◆ Material provided ◆
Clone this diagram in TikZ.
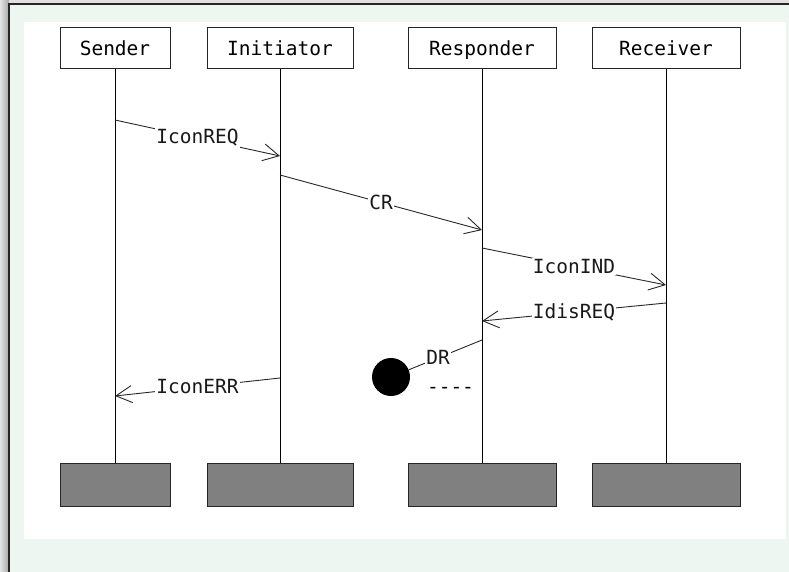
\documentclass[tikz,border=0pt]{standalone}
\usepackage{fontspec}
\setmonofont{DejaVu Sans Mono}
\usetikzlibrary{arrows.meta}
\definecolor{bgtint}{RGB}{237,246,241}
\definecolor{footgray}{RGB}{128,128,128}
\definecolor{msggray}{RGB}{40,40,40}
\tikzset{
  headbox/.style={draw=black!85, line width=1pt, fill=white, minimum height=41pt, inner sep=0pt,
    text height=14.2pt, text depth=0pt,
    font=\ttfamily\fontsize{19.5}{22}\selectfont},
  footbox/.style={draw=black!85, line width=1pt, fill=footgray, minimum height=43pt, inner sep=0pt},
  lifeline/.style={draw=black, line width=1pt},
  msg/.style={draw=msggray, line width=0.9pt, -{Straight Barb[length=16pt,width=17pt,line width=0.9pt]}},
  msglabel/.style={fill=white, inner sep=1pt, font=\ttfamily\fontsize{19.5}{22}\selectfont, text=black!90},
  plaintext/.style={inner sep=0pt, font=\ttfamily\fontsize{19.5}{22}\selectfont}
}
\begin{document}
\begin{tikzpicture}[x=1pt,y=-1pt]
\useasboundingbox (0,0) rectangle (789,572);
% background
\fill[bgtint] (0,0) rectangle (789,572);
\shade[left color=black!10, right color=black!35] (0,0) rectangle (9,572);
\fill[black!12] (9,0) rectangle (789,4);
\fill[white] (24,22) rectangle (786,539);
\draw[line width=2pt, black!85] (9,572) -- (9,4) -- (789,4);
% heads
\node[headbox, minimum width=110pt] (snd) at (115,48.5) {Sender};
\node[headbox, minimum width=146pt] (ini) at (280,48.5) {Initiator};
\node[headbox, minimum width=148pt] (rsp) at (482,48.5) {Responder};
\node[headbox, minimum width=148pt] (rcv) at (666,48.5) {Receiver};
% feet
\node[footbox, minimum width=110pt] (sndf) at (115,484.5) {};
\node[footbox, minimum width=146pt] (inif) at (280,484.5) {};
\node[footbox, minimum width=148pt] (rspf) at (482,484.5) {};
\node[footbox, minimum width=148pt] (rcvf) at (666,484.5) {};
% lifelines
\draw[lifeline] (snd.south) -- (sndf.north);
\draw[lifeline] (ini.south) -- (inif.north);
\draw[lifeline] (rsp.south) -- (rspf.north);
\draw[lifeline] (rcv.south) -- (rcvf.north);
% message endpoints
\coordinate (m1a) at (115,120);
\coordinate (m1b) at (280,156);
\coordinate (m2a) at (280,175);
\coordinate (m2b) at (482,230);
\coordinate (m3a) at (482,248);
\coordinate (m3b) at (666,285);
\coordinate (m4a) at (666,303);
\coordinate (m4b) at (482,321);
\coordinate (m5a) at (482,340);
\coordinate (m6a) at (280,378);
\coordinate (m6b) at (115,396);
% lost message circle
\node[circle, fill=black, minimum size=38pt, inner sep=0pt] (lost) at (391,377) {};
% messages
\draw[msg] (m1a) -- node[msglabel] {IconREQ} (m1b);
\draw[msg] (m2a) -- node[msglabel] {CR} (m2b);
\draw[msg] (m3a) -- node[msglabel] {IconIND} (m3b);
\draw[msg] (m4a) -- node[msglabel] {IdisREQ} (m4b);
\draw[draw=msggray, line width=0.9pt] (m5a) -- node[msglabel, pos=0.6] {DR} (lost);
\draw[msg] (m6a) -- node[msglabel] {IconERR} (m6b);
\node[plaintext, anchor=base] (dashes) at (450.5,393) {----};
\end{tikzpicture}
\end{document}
==
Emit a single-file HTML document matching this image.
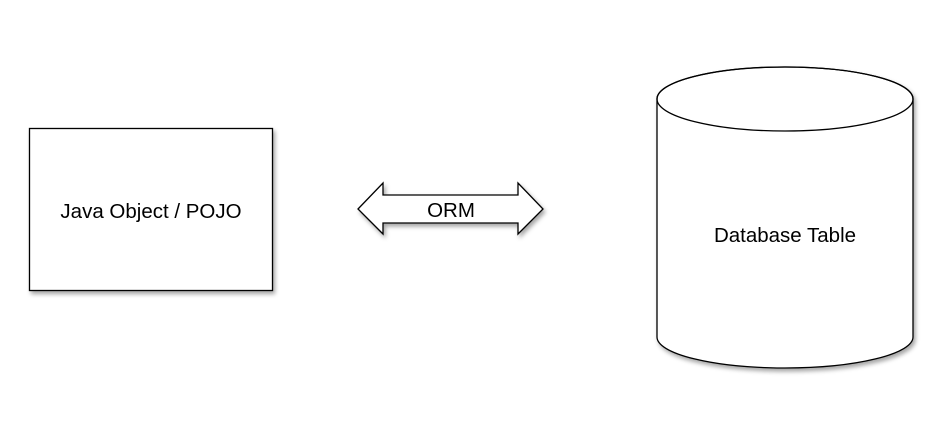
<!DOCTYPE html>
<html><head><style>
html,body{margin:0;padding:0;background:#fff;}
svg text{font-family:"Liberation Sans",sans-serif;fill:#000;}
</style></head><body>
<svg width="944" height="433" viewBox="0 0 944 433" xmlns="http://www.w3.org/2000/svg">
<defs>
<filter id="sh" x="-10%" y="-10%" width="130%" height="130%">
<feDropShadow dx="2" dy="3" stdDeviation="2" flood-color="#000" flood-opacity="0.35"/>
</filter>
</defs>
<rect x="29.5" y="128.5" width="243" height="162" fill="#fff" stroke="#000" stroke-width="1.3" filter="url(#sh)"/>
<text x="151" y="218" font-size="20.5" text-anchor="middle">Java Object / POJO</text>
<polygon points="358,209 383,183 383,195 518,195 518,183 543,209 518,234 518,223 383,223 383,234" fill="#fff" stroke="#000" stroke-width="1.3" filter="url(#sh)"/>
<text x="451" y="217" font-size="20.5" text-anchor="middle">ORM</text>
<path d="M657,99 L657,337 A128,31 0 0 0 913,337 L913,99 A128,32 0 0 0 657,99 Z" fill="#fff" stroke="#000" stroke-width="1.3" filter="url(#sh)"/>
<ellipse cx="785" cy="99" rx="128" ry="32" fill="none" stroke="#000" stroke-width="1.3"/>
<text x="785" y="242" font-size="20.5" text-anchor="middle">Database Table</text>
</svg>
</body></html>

◆ Objective ◆
Above are some records; extract exactly the lines from the one containing "Emit a single-file" through the one containing "</body></html>" and drop the pictures.

◆ Solution to the exercise ◆
Emit a single-file HTML document matching this image.
<!DOCTYPE html>
<html><head><style>
html,body{margin:0;padding:0;background:#fff;}
svg text{font-family:"Liberation Sans",sans-serif;fill:#000;}
</style></head><body>
<svg width="944" height="433" viewBox="0 0 944 433" xmlns="http://www.w3.org/2000/svg">
<defs>
<filter id="sh" x="-10%" y="-10%" width="130%" height="130%">
<feDropShadow dx="2" dy="3" stdDeviation="2" flood-color="#000" flood-opacity="0.35"/>
</filter>
</defs>
<rect x="29.5" y="128.5" width="243" height="162" fill="#fff" stroke="#000" stroke-width="1.3" filter="url(#sh)"/>
<text x="151" y="218" font-size="20.5" text-anchor="middle">Java Object / POJO</text>
<polygon points="358,209 383,183 383,195 518,195 518,183 543,209 518,234 518,223 383,223 383,234" fill="#fff" stroke="#000" stroke-width="1.3" filter="url(#sh)"/>
<text x="451" y="217" font-size="20.5" text-anchor="middle">ORM</text>
<path d="M657,99 L657,337 A128,31 0 0 0 913,337 L913,99 A128,32 0 0 0 657,99 Z" fill="#fff" stroke="#000" stroke-width="1.3" filter="url(#sh)"/>
<ellipse cx="785" cy="99" rx="128" ry="32" fill="none" stroke="#000" stroke-width="1.3"/>
<text x="785" y="242" font-size="20.5" text-anchor="middle">Database Table</text>
</svg>
</body></html>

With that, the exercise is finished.